Minister of Finance, Calle Schlettwein, tried his best to revive the ailing economy in a year in which the country’s credit rating was cut to Junk by ratings agencies,
Fitch and Moody’s. Another setback was announced last week, when the European Union threatened to blacklist Namibia as a tax haven if it did not reform its tax system in 18 months.
Although his actions have reportedly not been popular with his fellow ministers and top Government officials, especially some permanent secretaries, his efforts have won him praise from ordinary Namibians and the business community.
Among some of Schletttwein’s commendable actions, were the implementation of Government efforts to cut spending on travelling, workshops and the halting of some large unproductive construction projects.
Ironically, even the construction industry, which has been hard hit by the spending cuts, praised Schlettwein for his efforts to help Namibia get its economy in order.
The construction industry has performed badly since 2009, with the situation coming to a head last year when growth contracted by 26 percent relative to 2015.
Bärbel Kirchner, Consulting General Manager of the Construction Industries Federation of Namibia (CIF), praised Schlettwein for prudently and persistently holding the purse strings in these tough economic times.

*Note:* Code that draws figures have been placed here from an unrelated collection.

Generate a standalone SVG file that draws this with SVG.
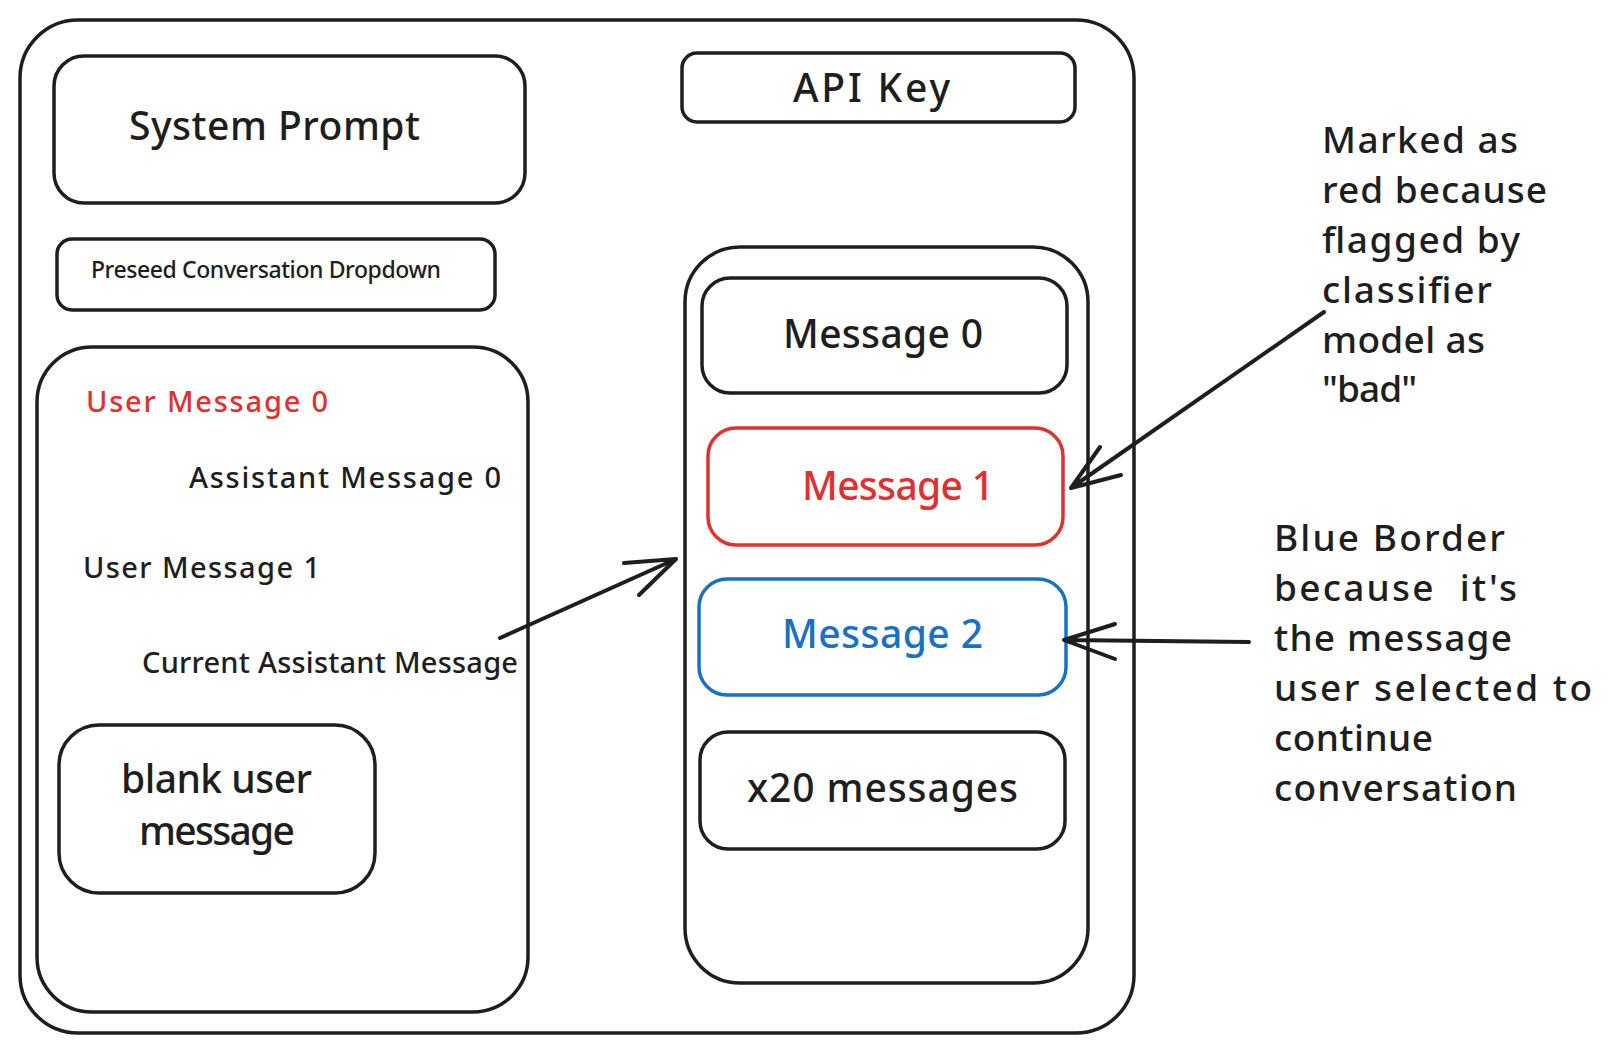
<svg xmlns="http://www.w3.org/2000/svg" width="1614" height="1056" viewBox="0 0 1614 1056">
<style>
.box{fill:none;stroke:#1e1e1e;stroke-width:3.5;stroke-linejoin:round}
.red{stroke:#e03131}
.blue{stroke:#1971c2}
.t{font-family:"Noto Sans","DejaVu Sans",sans-serif;fill:#1e1e1e;font-weight:500}
.lg{font-size:39px}
.md{font-size:29px}
.sm{font-size:23px}
.an{font-size:37px}
.tr{fill:#e03131}
.tb{fill:#1971c2}
.arr{fill:none;stroke:#1e1e1e;stroke-width:4;stroke-linecap:round;stroke-linejoin:round}
</style>
<rect width="1614" height="1056" fill="#ffffff"/>
<g id="outer-frame"><rect class="box" x="20" y="20" width="1114" height="1013" rx="58"/></g>
<g id="system-prompt"><rect class="box" x="54" y="56" width="471" height="147" rx="30"/>
<text class="t lg" x="129" y="140" textLength="291">System Prompt</text></g>
<g id="preseed-dropdown"><rect class="box" x="57" y="239" width="438" height="71" rx="15"/>
<text class="t sm" x="91" y="278" textLength="350">Preseed Conversation Dropdown</text></g>
<g id="conversation-panel"><rect class="box" x="37" y="347" width="491" height="665" rx="55"/>
<text class="t md tr" x="86" y="412" textLength="242">User Message 0</text>
<text class="t md" x="189" y="488" textLength="312">Assistant Message 0</text>
<text class="t md" x="83" y="578" textLength="237">User Message 1</text>
<text class="t md" x="142" y="673" textLength="376">Current Assistant Message</text></g>
<g id="blank-user-message"><rect class="box" x="59" y="725" width="316" height="168" rx="40"/>
<text class="t lg" x="121" y="793" textLength="191">blank user</text>
<text class="t lg" x="139" y="845" textLength="156">message</text></g>
<g id="api-key"><rect class="box" x="682" y="53" width="393" height="69" rx="15"/>
<text class="t lg" x="793" y="102" textLength="157">API Key</text></g>
<g id="message-list"><rect class="box" x="685" y="247" width="403" height="736" rx="55"/></g>
<g id="message-0"><rect class="box" x="702" y="278" width="365" height="115" rx="28"/>
<text class="t lg" x="783" y="348" textLength="200">Message 0</text></g>
<g id="message-1"><rect class="box red" x="708" y="428" width="355" height="117" rx="28"/>
<text class="t lg tr" x="802" y="500" textLength="192">Message 1</text></g>
<g id="message-2"><rect class="box blue" x="699" y="579" width="367" height="116" rx="28"/>
<text class="t lg tb" x="782" y="648" textLength="201">Message 2</text></g>
<g id="x20-messages"><rect class="box" x="700" y="732" width="365" height="117" rx="28"/>
<text class="t lg" x="747" y="802" textLength="271">x20 messages</text></g>
<g id="note-red">
<text class="t an" x="1322" y="153" textLength="196">Marked as</text>
<text class="t an" x="1322" y="203" textLength="225">red because</text>
<text class="t an" x="1322" y="253" textLength="198">flagged by</text>
<text class="t an" x="1322" y="303" textLength="170">classifier</text>
<text class="t an" x="1322" y="353" textLength="163">model as</text>
<text class="t an" x="1322" y="402" textLength="95">"bad"</text></g>
<g id="note-blue">
<text class="t an" x="1274" y="551" textLength="231">Blue Border</text>
<text class="t an" x="1274" y="601" textLength="243" xml:space="preserve">because  it's</text>
<text class="t an" x="1274" y="651" textLength="238">the message</text>
<text class="t an" x="1274" y="701" textLength="318">user selected to</text>
<text class="t an" x="1274" y="751" textLength="159">continue</text>
<text class="t an" x="1274" y="801" textLength="243">conversation</text></g>
<g id="connectors">
<path class="arr" d="M500 638 L676 559 M624 563 L676 559 L639 595"/>
<path class="arr" d="M1324 312 L1071 488 M1100 447 L1071 488 L1121 475"/>
<path class="arr" d="M1249 642 L1064 640 M1115 624 L1064 640 L1115 659"/>
</g>
</svg>
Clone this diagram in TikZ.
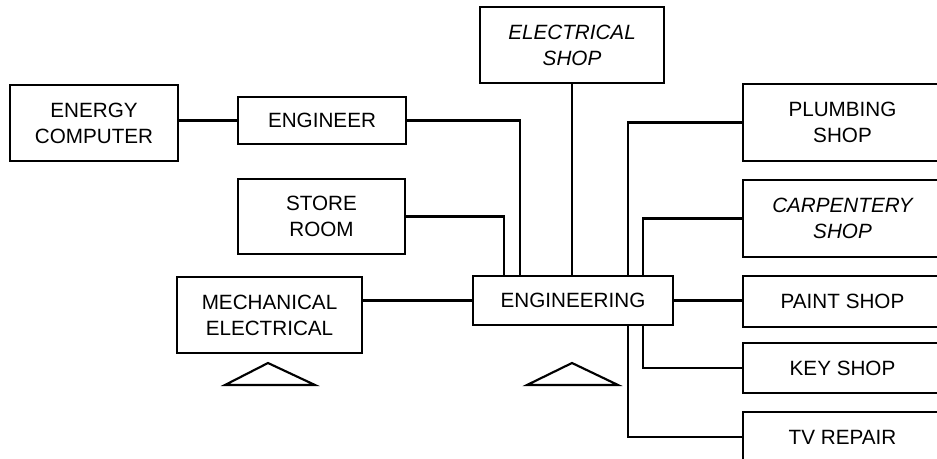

Kirchner also praised the minister for engaging the CIF to explain what was happening.
CIF president, Nico Badenhorst, said apart from cutting expenditure, Schlettwein also focused on greater efficiencies in revenue collection.
Some believe that Schlettwein is unlucky to head the finance ministry at this time in the country’s history, where export earnings are dwindling and the mining industry is performing below expectations.
However, despite Schlettwein’s best efforts, Moody’s and later Fitch, downgraded Namibia’s credit rating citing imbalances of public finances, weak institutional capacity and liquidity vulnerabilities going forward.
Despite the downgrade, Schlettwein maintained that the Government is committed to its pro-growth fiscal consolidation efforts in a bid to stabilise and eventually reduce public debt.
The minister is adamant that without the expenditure cuts; Namibia may have ended up in a Structural Adjustment Programme by borrowing money from the World Bank and International Monetary Fund.
President Hage Geingob seems to have trust and confidence in Schlettwein’s abilities, as he appointed him as one of his six preferred candidates to the SWAPO Central Committee for the next five years.
The minister had failed to make it as a voting delegate to SWAPO’s elective congress.